To: ggamer who wrote (47439)10/3/2001 12:40:06 PM
From: Thomas Mercer-Hursh  Respond to of 54805
 
One imagines that Moore would be unlikely to make the same statements about Gorillas always been undervalued today as he once did so I think you are right that the perspective of the book did not have the "benefit" of the events of the last few years up and down. Rather than castigating him for not imagining this possibility, my own tendency is simply to put the observations in context, i.e., "in normal times the market ..." and to recognize that not all times are normal.

Hence the need to keep learning...



To: ggamer who wrote (47439)10/3/2001 1:20:31 PM
From: Mike Buckley  Read Replies (1) | Respond to of 54805
 
ggamer,

It seems to me that GM missed one big suggestion in his book and that is to inform his readers of times when the market will be going up irrationally (ie. QCOM up 156 points in one day) and how important it is for an investor to cash his/her gains.

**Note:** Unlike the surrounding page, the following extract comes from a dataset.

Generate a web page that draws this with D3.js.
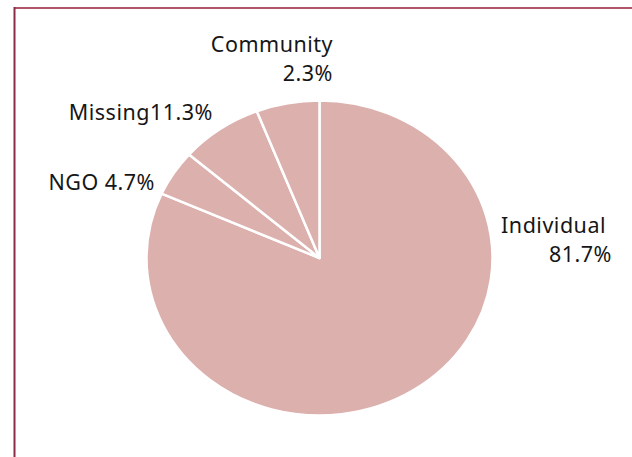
<!DOCTYPE html>
<html><head><meta charset="utf-8">
<script src="https://cdn.jsdelivr.net/npm/d3@7"></script>
<style>body{margin:0;background:#fff}svg{display:block}</style>
</head><body>
<svg id="c" width="632" height="457"></svg>
<script>
// slice order clockwise from 12 o'clock
const categories = ["Individual", "NGO", "Missing", "Community"];
const values = [81.7, 4.7, 7.7, 5.9];           // slice sizes as drawn
const labelLines = [["Individual", "81.7%"], ["NGO 4.7%"], ["Missing11.3%"], ["Community", "2.3%"]];

const svg = d3.select("#c");
const W = 632, H = 457;
const cx = 319.5, cy = 258, rx = 173, ry = 157.5;

// frame
svg.append("line").attr("x1", 14).attr("x2", W).attr("y1", 8).attr("y2", 8)
  .attr("stroke", "#b0546a").attr("stroke-width", 2);
svg.append("line").attr("x1", 14.5).attr("x2", 14.5).attr("y1", 7).attr("y2", H)
  .attr("stroke", "#8b2c48").attr("stroke-width", 2);

const pie = d3.pie().sort(null).value(d => d)(values);
const arc = d3.arc().innerRadius(0).outerRadius(rx);

const g = svg.append("g").attr("transform", `translate(${cx},${cy}) scale(1,${ry / rx})`);
g.selectAll("path").data(pie).join("path")
  .attr("d", arc)
  .attr("fill", "#dbb0ad")
  .attr("stroke", "#fff")
  .attr("stroke-width", 2.5)
  .attr("vector-effect", "non-scaling-stroke")
  .attr("stroke-linejoin", "round");

// labels: right edge anchor positions per category
const labelPos = [
  {x: 606, y: 233, lines: [{dx: 0}, {dx: 6}]},
  {x: 155, y: 190, lines: [{dx: 0}]},
  {x: 213, y: 120, lines: [{dx: 0}]},
  {x: 333, y: 52, lines: [{dx: 0}, {dx: 0}]}
];
const font = "'Noto Sans', sans-serif";
labelLines.forEach((lines, i) => {
  const p = labelPos[i];
  const t = svg.append("text")
    .attr("font-family", font).attr("font-size", 21.5)
    .attr("letter-spacing", 0.5)
    .attr("fill", "#161616").attr("text-anchor", "end");
  lines.forEach((s, j) => {
    t.append("tspan").attr("x", p.x + p.lines[j].dx).attr("y", p.y + j * 29).text(s);
  });
});
</script>
</body></html>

I don't find GM at fault for not mentioning that. The book wasn't intended to be an end-all to investing. More important, in the context of CAP and GAP, a 156-point rise in a stock doesn't necessarily translate to irrational behavior by those buying the stock. It's our responsibility as individual investors, not Moore, to determine in our mind what constitutes rationality and irrationality.

The problem is that he wrote his book prior to 65% of Americans owning stocks, tech stocks behaving irrationally, most people were not online, and online investing/trading did not exist.

I don't believe that's true. To whatever extent it was true for the original manual, it was less so for the revised edition which was brought out only two years ago. I don't know the statistics about Americans owning stocks or trading them online now or then, but it's pretty difficult to argue that tech stocks behaved irrationally only after Moore published his books. Regardless, online trading existed quite awhile before Gorilla Game was published.

Every smart analyst/investor told us about 15 to 20% maximum drop and what a great buying opportunity they bring to individual investors.

This is where I really strongly disagree with you. There have been people posting in this thread all along stating that the markets and specific stocks were waaaaaaaaaaaaay over priced. As it turns out, those appear to have been the really smart ones if we measure their brain power by their ability to predict that particular change in the markets. Please be reminded that there are people in the thread still telling us that today.